Call for Multidisciplinary Proposals

We are living in the age of the Anthropocene, an age where humans have contributed to the global changes in the environment, changes that may be irrevocable unless we try to find solutions to living sustainably and addressing global climate change. The Center for Humanities & the Arts (CHA) believes that the subject of climate change needs artists and humanists as much as it needs scientists (see this article by two UC Irvine faculty members on the necessity of making humanists part of the work on climate change. To that end, this call for proposals encourages faculty across departments to propose public facing projects that involve arts/humanities perspectives in addressing climate change.

We will fund four proposals in the amount of $5000. The projects need to include/focus on (1) climate change (2) arts/humanities (3) an aspect that has a public component—performance, website, symposium, workshop, art installation, film screening, etc…you dream it/conceive it, and we’ll try to fund it.

DEADLINE: Wednesday April 1 by 5:00pm MST

APPLICANTS: Each proposal must be endorsed by at least 2 faculty members (tenure ladder and/or Instructors) coming from 2 different departments anywhere within CU Boulder—each faculty member should include a c.v. as part of the application.

PROPOSAL: No more than 3 pages, double-spaced, 12-point font. As part of the narrative you craft for this proposal be sure to include (a) how this addresses climate change (b) the arts and/or humanities perspective you are incorporating (c) the public facing component of the project—ideally the work will be accessible to the CU Boulder and Boulder county communities (d) a timeline of work [NOTE: We’d like the public components to occur during AY 2020-21, beginning no sooner than September 2020 and ending no later than May 2021].

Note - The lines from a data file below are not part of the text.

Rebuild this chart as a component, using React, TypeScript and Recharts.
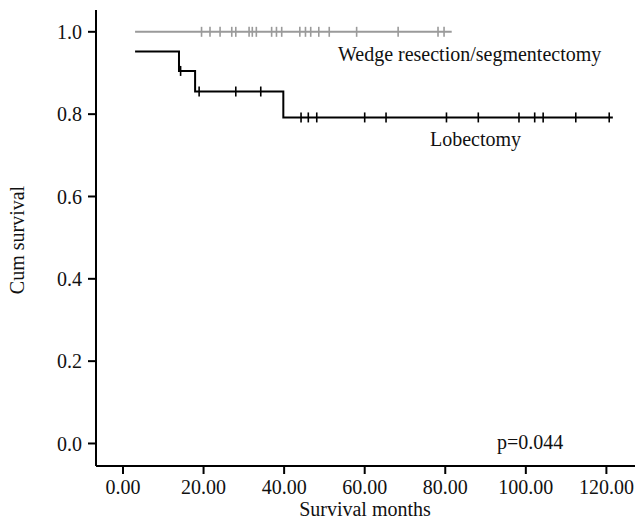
import { ComposedChart, Line, Scatter, XAxis, YAxis, Customized } from "recharts";

// Kaplan-Meier step points (months, cumulative survival)
const lobeTimes = [3, 13.9, 17.9, 39.8, 121.6];
const lobeSurv = [0.952, 0.905, 0.855, 0.792, 0.792];
const lobeCensored = [14.3, 18.9, 28.0, 34.2, 44.2, 46.0, 48.1, 60.0, 65.3, 80.3, 88.2, 98.3, 102.2, 104.3, 112.4, 120.7];

const wedgeTimes = [3, 81.6];
const wedgeSurv = [1.0, 1.0];
const wedgeCensored = [19.5, 21.6, 24.1, 27.0, 28.0, 31.3, 32.1, 33.1, 36.9, 38.1, 39.4, 43.9, 45.3, 46.6, 48.6, 51.2, 58.0, 68.3, 78.2, 79.7];

const xTicks = [0, 20, 40, 60, 80, 100, 120];
const yTicks = [0, 0.2, 0.4, 0.6, 0.8, 1.0];

const FONT = "'Liberation Serif', 'Times New Roman', serif";
const GREY = "#9a9a9a";

const toSeries = (times: number[], surv: number[]) => times.map((t, i) => ({ x: t, y: surv[i] }));

// survival value at time t from the step function
const survAt = (times: number[], surv: number[], t: number) => {
  let s = surv[0];
  times.forEach((tt, i) => {
    if (tt <= t) s = surv[i];
  });
  return s;
};

const lobeLine = toSeries(lobeTimes, lobeSurv);
const wedgeLine = toSeries(wedgeTimes, wedgeSurv);
const lobeMarks = lobeCensored.map(t => ({ x: t, y: survAt(lobeTimes, lobeSurv, t) }));
const wedgeMarks = wedgeCensored.map(t => ({ x: t, y: survAt(wedgeTimes, wedgeSurv, t) }));

const censorShape = (color: string) => (props: any) => {
  const { cx, cy } = props;
  return <line x1={cx} x2={cx} y1={cy - 5} y2={cy + 5} stroke={color} strokeWidth={1.6} />;
};

const XTick = ({ x, y, payload }: any) => (
  <text x={x} y={y} dy="0.71em" textAnchor="middle" fontFamily={FONT} fontSize={20} fill="#111">
    {payload.value.toFixed(2)}
  </text>
);

const YTick = ({ x, y, payload }: any) => (
  <text x={x} y={y} dy="0.355em" textAnchor="end" fontFamily={FONT} fontSize={20} fill="#111">
    {payload.value.toFixed(1)}
  </text>
);

const Texts = () => (
  <g fontFamily={FONT} fontSize={20} fill="#111">
    <text x={338} y={61}>Wedge resection/segmentectomy</text>
    <text x={430} y={146}>Lobectomy</text>
    <text x={497} y={449}>p=0.044</text>
    <text x={365} y={516} textAnchor="middle">Survival months</text>
    <text x={24} y={240} textAnchor="middle" transform="rotate(-90 24 240)">Cum survival</text>
  </g>
);

export default function App() {
  return (
    <div style={{ position: "absolute", left: 0, top: 0, background: "#fff" }}>
      <ComposedChart width={635} height={528} margin={{ top: 10, right: 0, bottom: 0, left: 0 }}>
        <XAxis
          xAxisId="top"
          orientation="top"
          type="number"
          dataKey="x"
          domain={[-6.7, 127.1]}
          allowDataOverflow
          height={0}
          tick={false}
          tickLine={false}
          axisLine={{ stroke: "#000", strokeWidth: 2 }}
        />
        <XAxis
          type="number"
          dataKey="x"
          domain={[-6.7, 127.1]}
          allowDataOverflow
          ticks={xTicks}
          height={62}
          tickSize={8}
          tickMargin={6}
          axisLine={{ stroke: "#000", strokeWidth: 2 }}
          tickLine={{ stroke: "#000", strokeWidth: 2 }}
          tick={<XTick />}
        />
        <YAxis
          type="number"
          dataKey="y"
          domain={[-0.0547, 1.053]}
          allowDataOverflow
          ticks={yTicks}
          width={96}
          tickSize={8}
          tickMargin={6}
          axisLine={{ stroke: "#000", strokeWidth: 2 }}
          tickLine={{ stroke: "#000", strokeWidth: 2 }}
          tick={<YTick />}
        />
        <Line data={wedgeLine} dataKey="y" type="stepAfter" stroke={GREY} strokeWidth={2} dot={false} activeDot={false} isAnimationActive={false} />
        <Line data={lobeLine} dataKey="y" type="stepAfter" stroke="#000" strokeWidth={2} dot={false} activeDot={false} isAnimationActive={false} />
        <Scatter data={wedgeMarks} dataKey="y" shape={censorShape(GREY)} isAnimationActive={false} />
        <Scatter data={lobeMarks} dataKey="y" shape={censorShape("#000")} isAnimationActive={false} />
        <Customized component={Texts} />
      </ComposedChart>
    </div>
  );
}
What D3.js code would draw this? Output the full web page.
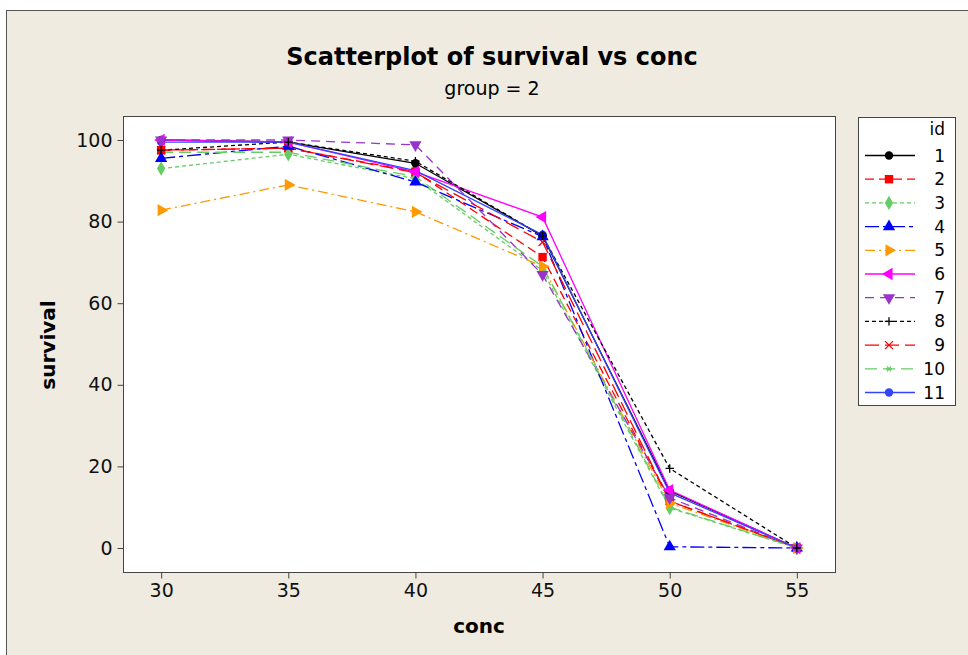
<!DOCTYPE html>
<html>
<head>
<meta charset="utf-8">
<script src="https://cdn.jsdelivr.net/npm/d3@7"></script>
<style>
  body { margin: 0; background: #fff; }
  svg { display: block; font-family: "DejaVu Sans", sans-serif; }
</style>
</head>
<body>
<svg width="968" height="655"></svg>
<script>
// data
const conc = [30, 35, 40, 45, 50, 55];
const ids = ["1", "2", "3", "4", "5", "6", "7", "8", "9", "10", "11"];
const survival1 = [100, 99.5, 94.3, 76.5, 14, 0];
const survival2 = [97.5, 98, 92.2, 71.3, 11.5, 0];
const survival3 = [93, 96.5, 90.5, 68, 9.8, 0];
const survival4 = [95.5, 98.5, 89.7, 76.3, 0.3, 0];
const survival5 = [82.8, 89, 82.4, 69, 11, 0];
const survival6 = [100, 99.5, 92.2, 81.1, 14.2, 0];
const survival7 = [100, 100, 98.8, 67, 12.3, 0];
const survival8 = [97.5, 99.5, 94.8, 76.5, 19.5, 0];
const survival9 = [97.5, 98, 92, 75, 11.5, 0];
const survival10 = [97, 97, 91, 69, 10, 0];
const survival11 = [99.5, 99.5, 92.5, 76.8, 13.5, 0];
const xTicks = [30, 35, 40, 45, 50, 55];
const yTicks = [0, 20, 40, 60, 80, 100];

const allSeries = [survival1, survival2, survival3, survival4, survival5, survival6,
  survival7, survival8, survival9, survival10, survival11];

// styles per id
const styles = [
  { color: "#000000", dash: null, sym: "circle" },
  { color: "#ff0000", dash: "9,5", sym: "square" },
  { color: "#66cc66", dash: "4,3", sym: "diamond" },
  { color: "#0000ff", dash: "14,4,4,4", sym: "triUp" },
  { color: "#ff9900", dash: "10,4,2,4", sym: "triRight" },
  { color: "#ff00ff", dash: null, sym: "triLeft" },
  { color: "#9933cc", dash: "9,6", sym: "triDown" },
  { color: "#000000", dash: "4,3", sym: "plus" },
  { color: "#ff0000", dash: "14,6", sym: "x" },
  { color: "#66cc66", dash: "12,6", sym: "star" },
  { color: "#3344ff", dash: null, sym: "circle" }
];

const svg = d3.select("svg");

// outer frame
svg.append("rect")
  .attr("x", 6.5).attr("y", 10.5)
  .attr("width", 980).attr("height", 660)
  .attr("fill", "#efebe1")
  .attr("stroke", "#555");

const x = d3.scaleLinear().domain([28.5, 56.5]).range([123, 835]);
const y = d3.scaleLinear().domain([-5.88, 105.88]).range([572, 116]);

svg.append("rect")
  .attr("x", 123.5).attr("y", 116.5)
  .attr("width", 712).attr("height", 456)
  .attr("fill", "#fff")
  .attr("stroke", "#444");

// axes
const xAxis = svg.append("g")
  .attr("transform", "translate(0,572.5)")
  .call(d3.axisBottom(x).tickValues(xTicks).tickSize(6).tickPadding(5));
xAxis.select(".domain").remove();

const yAxis = svg.append("g")
  .attr("transform", "translate(123.5,0)")
  .call(d3.axisLeft(y).tickValues(yTicks).tickSize(6).tickPadding(5));
yAxis.select(".domain").remove();

svg.selectAll(".tick line").attr("stroke", "#444");
svg.selectAll(".tick text")
  .attr("font-size", 19)
  .attr("font-family", "DejaVu Sans")
  .attr("fill", "#111");

// titles
svg.append("text")
  .attr("x", 492).attr("y", 65)
  .attr("text-anchor", "middle")
  .attr("font-size", 24).attr("font-weight", "bold")
  .text("Scatterplot of survival vs conc");

svg.append("text")
  .attr("x", 492).attr("y", 95)
  .attr("text-anchor", "middle")
  .attr("font-size", 19)
  .text("group = 2");

svg.append("text")
  .attr("x", 479).attr("y", 633)
  .attr("text-anchor", "middle")
  .attr("font-size", 20).attr("font-weight", "bold")
  .text("conc");

svg.append("text")
  .attr("transform", "translate(55,345) rotate(-90)")
  .attr("text-anchor", "middle")
  .attr("font-size", 20).attr("font-weight", "bold")
  .text("survival");

// markers
function marker(g, sym, color, cx, cy) {
  const s = 4.2;
  if (sym === "circle") {
    g.append("circle").attr("cx", cx).attr("cy", cy).attr("r", s).attr("fill", color);
  } else if (sym === "square") {
    g.append("rect").attr("x", cx - s).attr("y", cy - s)
      .attr("width", 2 * s).attr("height", 2 * s).attr("fill", color);
  } else if (sym === "diamond") {
    g.append("path").attr("d", d3.symbol(d3.symbolDiamond, 60)())
      .attr("transform", `translate(${cx},${cy})`).attr("fill", color);
  } else if (sym.startsWith("tri")) {
    const rot = { triUp: 0, triRight: 90, triDown: 180, triLeft: 270 }[sym];
    g.append("path").attr("d", d3.symbol(d3.symbolTriangle, 65)())
      .attr("transform", `translate(${cx},${cy}) rotate(${rot})`).attr("fill", color);
  } else if (sym === "plus") {
    g.append("path").attr("d", `M${cx - s},${cy}H${cx + s}M${cx},${cy - s}V${cy + s}`)
      .attr("stroke", color).attr("stroke-width", 1.3);
  } else if (sym === "x") {
    g.append("path")
      .attr("d", `M${cx - 4},${cy - 4}L${cx + 4},${cy + 4}M${cx - 4},${cy + 4}L${cx + 4},${cy - 4}`)
      .attr("stroke", color).attr("stroke-width", 1.3);
  } else if (sym === "star") {
    g.append("path")
      .attr("d", `M${cx - 3},${cy}H${cx + 3}M${cx - 2},${cy - 2.5}L${cx + 2},${cy + 2.5}M${cx - 2},${cy + 2.5}L${cx + 2},${cy - 2.5}`)
      .attr("stroke", color).attr("stroke-width", 1.3);
  }
}

const line = d3.line().x((d, i) => x(conc[i])).y(d => y(d));

const plot = svg.append("g");
allSeries.forEach((vals, k) => {
  const st = styles[k];
  plot.append("path")
    .datum(vals)
    .attr("d", line)
    .attr("fill", "none")
    .attr("stroke", st.color)
    .attr("stroke-width", 1.3)
    .attr("stroke-dasharray", st.dash);
});
// ids 9-11 sit underneath, the rest in order
const markerOrder = [10, 9, 8, 0, 1, 2, 3, 4, 5, 6, 7];
markerOrder.forEach(k => {
  const st = styles[k];
  const g = plot.append("g");
  allSeries[k].forEach((v, i) => marker(g, st.sym, st.color, x(conc[i]), y(v)));
});

// legend
const lg = svg.append("g");
lg.append("rect")
  .attr("x", 858.5).attr("y", 117.5)
  .attr("width", 97).attr("height", 288)
  .attr("fill", "#fff").attr("stroke", "#444");
lg.append("text")
  .attr("x", 945).attr("y", 135)
  .attr("text-anchor", "end")
  .attr("font-size", 17)
  .text("id");
ids.forEach((id, k) => {
  const st = styles[k];
  const yy = 155.5 + k * 23.7;
  lg.append("path")
    .attr("d", `M865,${yy}H915`)
    .attr("stroke", st.color)
    .attr("stroke-width", 1.3)
    .attr("stroke-dasharray", st.dash);
  marker(lg, st.sym, st.color, 889, yy);
  lg.append("text")
    .attr("x", 945).attr("y", yy + 6)
    .attr("text-anchor", "end")
    .attr("font-size", 17)
    .text(id);
});
</script>
</body>
</html>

BUDGET: Please provide as detailed a budget as you can at this early stage; list the expenses you anticipate and how you will spend the $5000 grant. If you intend to use supplementary sources, please include those as well. We recognize that $5000 may not be enough money for very ambitious projects, especially those involving purchasing materials for art installations or performances. However, we hope that this money could serve as useful seed money or to inspire others to give in a matching fund type of way.